Sometimes the preconceptions we bring to a testing term can cause confusion. For example, most students are familiar with scaling from tests in school. Some teachers like to challenge students with really hard tests, to the point at which much of a class may only get 40–60% of the questions correct. Teachers, not wanting revolt in the classroom, typically scale (or “curve”) these results. In some cases, they may assign a fixed number of As, Bs, Cs, etc. Scaling can be thought of as mapping one set of values to another. In this case, a C might be 40–45% correct; a B might be 46%–60%. When this mapping is plotted out, it typically forms a “curve.”
This works well in many cases, but what if you are in a French class that just admitted a group of exchange students? If they dominate the top end of the curve, even a good score in this class may be assigned a B or a C. Fortunately, that’s not how scaling is done on the SAT and ACT.
A key point is whether the scale is made based on the results of the current group of testers as in the French class above (what test makers call “within-group norms”), or whether the scale/curve is based on a prior reference group. The latter technique can be practiced by teachers as well as standardized test makers. Perhaps our French teacher has been teaching the class for 20 years and has a highly-tuned sense of what level of performance deserves an A. Rather than issue a fixed number of grades, the teacher determines her scale in advance.
This way, a newly arrived set of transfer students from Paris won’t “break the curve.” These students will presumably receive As, but it will be no harder or easier for the rest of the class to also receive As. The scale has been determined in advance.

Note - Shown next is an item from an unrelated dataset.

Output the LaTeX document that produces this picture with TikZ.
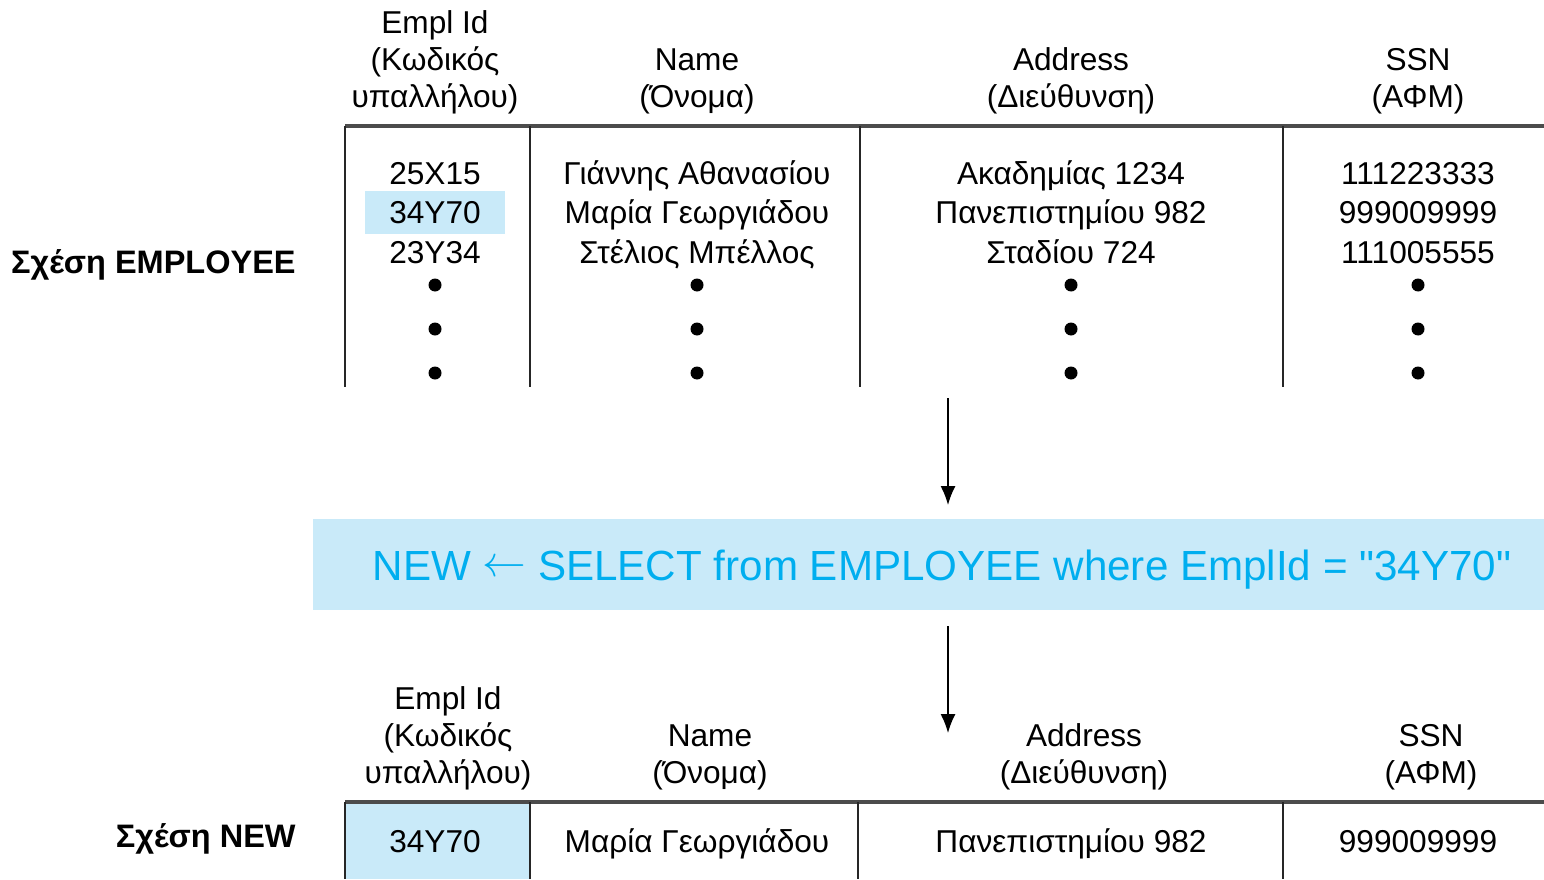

In fact, standardized test makers have to be even more precise than the French teacher. They follow strict guidelines when setting their initial reference group and determining the initial scale. Once those things are set, they rarely change because they don’t need to. A 30 on ACT English means the same thing whether it was taken in September 2008 or September 2015. In order to accomplish this feat, one additional concept must be added—equating. Not every test can have the same questions—wouldn’t that make prep easy?—so not every test form can have the exact same difficulty. However, by always mapping performance back to the reference group, ACT can make small adjustments to the scale to smooth away these differences. The math is tricky, but the goals are simple. Make the results of each test date as fair as any other test date and make sure that no student is disadvantaged by the abilities of other students taking the exam.